Study the NFL 2025 schedule and it will tell you that the Indianapolis Colts played the Atlanta Falcons in Berlin, Germany, on Sunday, Nov. 9. In reality, the game was a festival of American Football itself.
Every major NFL franchise was represented among the jerseys, caps and beanies of the 72,203-person-strong crowd, as the Colts ran out as overtime winners 31-25.
This was in large part thanks to running back Jonathan Taylor, who rushed for 244 yards on 32 carries and scored three touchdowns, the second of which broke the franchise record at 83 yards.
It was a fitting tribute to the most iconic American athlete of all time, Jesse Owens, who famously won 4 track and field gold medals (100-meters, 200-meters, 4×100-meter relay and long jump) under the glare of Nazi dictator Adolph Hitler at the same stadium during the 1936 Olympics.
The game itself was also something of a history maker. Along with being the first NFL game played in Berlin since the Los Angeles Rams and Kansas City Chiefs played an exhibition match in 1990, it also took place on the 36th anniversary of the fall of the Berlin Wall.
Fittingly, the pre-game entertainment included a huge rendition of “Wings of Change” by The Scorpions, which became the anthem for the fall of communism in Eastern Europe as people power surged across the region in 1989. The flag-waving celebration covered the stadium with the colours of the U.S. and Germany, as locals and jet-lagged football fans from across the world got the party started.
It was some party too. The game was a unique mix of soccer crowd and NFL razzmatazz, with the locals breaking into John Denvers “Country Road”, and Neil Diamonds “Sweet Caroline”, then wildly dancing to techno hit “Maria” by German dance act Scooter and throwing their arms high in the air during massive crowd waves that repeatedly circled both tiers of the 88-year-old stadium.
Each major play was met with spontaneous soccer-style chants, with the crowd further encouraged by scoreboard animations reading “Macht Larm” (make noise) and “Lauter (louder).
The NFL also went all out to create a party atmosphere across the German capital not exactly a hard task in a city with nightclubs that never close and where beer is consumed as readily as water.
This included dedicated Colts and Falcons fan bars in multiple locations and pop-up events near historic sites like the Brandenburg Gate. In a city filled with street art and history, you literally couldn’t move without seeing an NFL logo on a streetlight or wall, while hotel chain Marriott Bonvoy enabled fans to create their own unique pieces of NFL memorabilia by installing special photo booths across the city that transposed their photographs onto unique hotel keycards.

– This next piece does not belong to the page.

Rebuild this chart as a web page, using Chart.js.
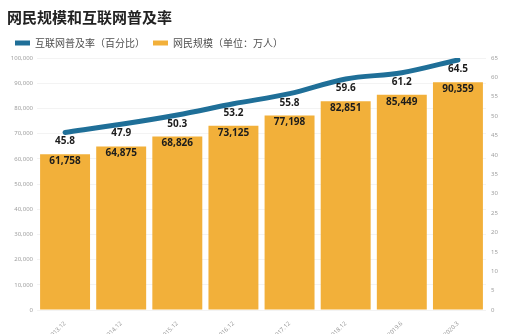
<!DOCTYPE html>
<html>
<head>
<meta charset="utf-8">
<script src="https://cdn.jsdelivr.net/npm/chart.js@4/dist/chart.umd.min.js"></script>
<style>
  html, body { margin: 0; padding: 0; background: #fff; }
  #wrap { width: 520px; height: 334px; }
</style>
</head>
<body>
<div id="wrap"><canvas id="c" width="520" height="334"></canvas></div>
<script>
// Internet users in China and the penetration rate
const periods = ['2013.12', '2014.12', '2015.12', '2016.12', '2017.12', '2018.12', '2019.6', '2020.3'];
const users = [61758, 64875, 68826, 73125, 77198, 82851, 85449, 90359];      // 万人
const penetration = [45.8, 47.9, 50.3, 53.2, 55.8, 59.6, 61.2, 64.5];         // %

const BLUE = '#1f6f98';
const ORANGE = '#f2b03a';
const CJK = '"Noto Sans CJK SC", "Noto Sans", sans-serif';

// Value labels: bar values just inside the bar top, rate values under the line
const valueLabels = {
  id: 'valueLabels',
  afterDatasetsDraw(chart) {
    const ctx = chart.ctx;
    ctx.save();
    ctx.font = 'bold 10px "Noto Sans", "DejaVu Sans", sans-serif';
    ctx.fillStyle = '#1c1c1c';
    ctx.textAlign = 'center';
    ctx.textBaseline = 'middle';
    chart.data.datasets.forEach((ds, i) => {
      const meta = chart.getDatasetMeta(i);
      meta.data.forEach((el, j) => {
        const v = ds.data[j];
        if (ds.type === 'bar') {
          ctx.fillText(v.toLocaleString('en-US'), el.x, el.y + 7);
        } else {
          ctx.fillText(v.toFixed(1), el.x, el.y + 9);
        }
      });
    });
    ctx.restore();
  }
};

new Chart(document.getElementById('c'), {
  data: {
    labels: periods,
    datasets: [
      {
        type: 'line',
        label: '互联网普及率（百分比）',
        data: penetration,
        yAxisID: 'yRate',
        borderColor: BLUE,
        backgroundColor: BLUE,
        borderWidth: 5,
        pointRadius: 0,
        tension: 0.4,
        cubicInterpolationMode: 'monotone',
        borderCapStyle: 'round',
        order: 0
      },
      {
        type: 'bar',
        label: '网民规模（单位：万人）',
        data: users,
        yAxisID: 'yUsers',
        backgroundColor: ORANGE,
        borderWidth: 0,
        barPercentage: 0.89,
        categoryPercentage: 1,
        order: 1
      }
    ]
  },
  options: {
    responsive: false,
    animation: false,
    devicePixelRatio: 1,
    layout: { padding: { left: 7, right: 0, top: 0, bottom: 0 } },
    plugins: {
      title: {
        display: true,
        text: '网民规模和互联网普及率',
        align: 'start',
        color: '#222',
        font: { family: CJK, size: 15, weight: 'bold' },
        padding: { top: 8, bottom: 4 }
      },
      legend: {
        display: true,
        align: 'start',
        labels: {
          boxWidth: 15,
          boxHeight: 5,
          padding: 8,
          color: '#505050',
          font: { family: CJK, size: 10 },
          generateLabels(chart) {
            const items = Chart.defaults.plugins.legend.labels.generateLabels(chart);
            items.forEach(it => { it.lineWidth = 0; it.strokeStyle = 'rgba(0,0,0,0)'; });
            return items;
          }
        }
      },
      tooltip: { enabled: false }
    },
    scales: {
      x: {
        grid: { display: false },
        border: { display: false },
        ticks: {
          color: '#9a9a9a',
          font: { family: '"Noto Sans", sans-serif', size: 6 },
          maxRotation: 45,
          minRotation: 45,
          padding: 2
        },
        afterFit(s) { s.height = 24; }
      },
      yUsers: {
        position: 'left',
        min: 0,
        max: 100000,
        ticks: {
          stepSize: 10000,
          color: '#a0a0a0',
          font: { family: '"Noto Sans", sans-serif', size: 6 },
          padding: 4,
          callback: v => v.toLocaleString('en-US')
        },
        grid: { color: '#f3f3f3', drawTicks: false },
        border: { display: false },
        afterFit(s) { s.width = 30; }
      },
      yRate: {
        position: 'right',
        min: 0,
        max: 65,
        ticks: {
          stepSize: 5,
          color: '#a0a0a0',
          font: { family: '"Noto Sans", sans-serif', size: 6 },
          padding: 5
        },
        grid: { display: false, drawTicks: false },
        border: { display: false },
        afterFit(s) { s.width = 34; }
      }
    }
  },
  plugins: [valueLabels]
});
</script>
</body>
</html>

The hotel chain also went one step further by working with German pop-artist Moritz Adam Schmitt to create NFL-themed keycards as part of a Super Bowl competition that gives fans the chance to wake up inside a specially-created Sleepover Suite inside Levis Stadium on Super Bowl Sunday.
Thanks to Sundays epic game, this may now include NFL fans who experienced the sight of a regular-season game being played inside the most historic stadium on earth, and got to witness quarterback Daniel Jones and the entire Indianapolis Colts team dance to Scooters German techno inside the Falcons end zone at the close of play.
It may not have been a traditional NFL event, but it was a joyous, fun-filled and action-packed game, where sports fans from across the world happily came together to sing songs, eat currywurst and take in the spectacle of cheerleaders, quarterbacks and halftime performer Kid Laroi doing what they do best under cold, dark, Berlin skies.
Yes, it only represents a small footnote in the huge history of the Olympiastadion, but it will live long in the memory of anyone fortunate enough to have been there to see it happen. Macht Larm!